The Council of Mortgage Lenders (CML), a UK trade association for the mortgage lending industry, revealed on Thursday that there was a further decrease in mortgage arrears and possessions during the second quarter of 2014, with the overall total now at its lowest since the first quarter of 2008.
At the end of June this year, mortgages in arrears of 2.5% or more of the balance decreased to 131,400, which represented 1.18% of all mortgages. Three months earlier the figure stood at 138,200, or 1.24% of all property loans. During the second quarter of 2013 there were 154,900 mortgages in arrears, 1.38% of the total of UK mortgages. According to CML data, the numbers in all arrears bands were shown to have declined.
Properties taken into possession totalled 5,400, representing 0.05% of all loans, in the second quarter of 2014. This number dropped from 6,400 in the first quarter and 7,600 a year ago. Cases of possession are the lowest since the second half of 2006, numbering 11,800, in the first half of this year.
Figures for the buy-to-let sector are included in the total published by CML, which indicate that this sector has also continued to decline. Buy-to-let mortgages in arrears of three months or more stood at 13,400 at the end of June, including cases in which a receiver of rent had been appointed. This was a fall from 14,700 reported in the previous quarter and 17,900 in the second quarter of 2013. There were a total of 1,300 buy-to-let properties taken into possession in the second quarter, compared to 1,400 in the first quarter.
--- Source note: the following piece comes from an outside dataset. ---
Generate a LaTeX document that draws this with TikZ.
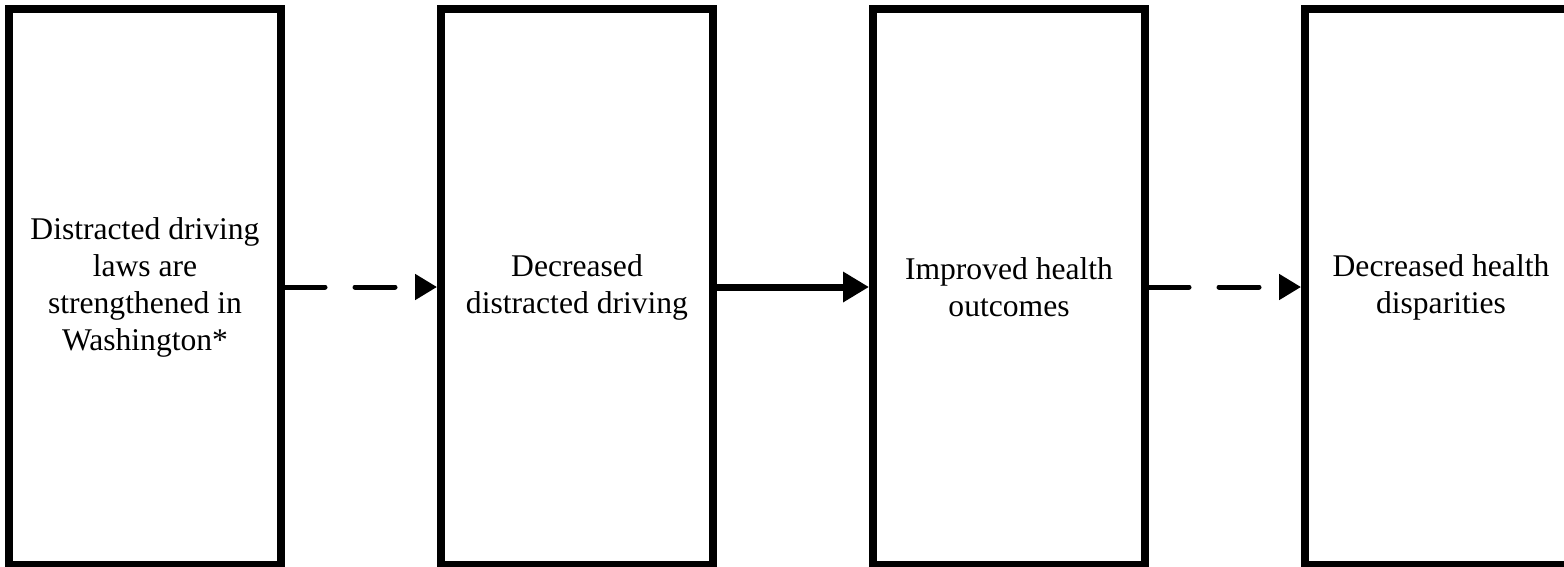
\documentclass[tikz,border=0pt]{standalone}
\usepackage{fontspec}
\setmainfont{Liberation Serif}
\usepackage{tikz}
\usetikzlibrary{positioning, arrows.meta}

\begin{document}
\begin{tikzpicture}[
  font=\fontsize{31.6}{37}\selectfont,
  stage/.style={rectangle, draw, line width=8pt, fill=white,
             minimum width=272pt, minimum height=556pt,
             inner sep=0pt, align=center},
  maybe/.style={line width=5pt, dash pattern=on 40pt off 30pt, line cap=round,
             -{Triangle[length=22pt, width=25pt]}},
  sure/.style={line width=7pt,
             -{Triangle[length=26pt, width=29pt]}},
]
\useasboundingbox (0pt,0pt) rectangle (1564pt,-566pt);

% ---- Stages ----
\node[stage] (laws) at (145pt,-287pt) {%
  Distracted driving\\
  laws are\\
  strengthened in\\
  Washington*
};
\node[stage, right=152pt of laws] (less) {%
  Decreased\\
  distracted driving
};
\node[stage, right=152pt of less] (health) {%
  Improved health\\
  outcomes
};
\node[stage, right=152pt of health] (gaps) {%
  Decreased health\\
  disparities
};

% ---- Links ----
\draw[maybe] (laws) -- (less);
\draw[sure] (less) -- (health);
\draw[maybe] (health) -- (gaps);

\end{tikzpicture}
\end{document}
CML added that its data is broadly in line with its revised forecast that there would be 135,000 mortgages in arrears at the end of 2014, down from 150,000. CML had also forecast that cases of possession would drop from from 28,000 to 25,000 during the year.
Director general of CML, Paul Smee commented: “Another fall in arrears and possessions is clearly welcome and shows that borrowers, lenders and money advisers are generally continuing to work well to contain payment problems where they arise, helped by an improving economy and low interest rates. But rates will rise at some stage, of course, and borrowers should be planning for that now.
“We welcome the message from the Bank of England that, when it raises rates, it plans to do so in a series of ‘baby steps’, matched to a careful assessment of the ability of households to deal with higher borrowing costs. Any borrower anticipating payment problems should talk to their lender as soon as possible. Today’s figures continue to show that in many cases it is possible to work through a period of difficulty, with lenders committed to helping borrowers get their finances back on track.”
The Council of Mortgage Lenders is comprised of banks, building societies and other lenders, which together are responsible for around 95% of all residential mortgage lending in the UK. There are currently 11.1 million mortgages in the UK, with loans worth over GBP1.2trn.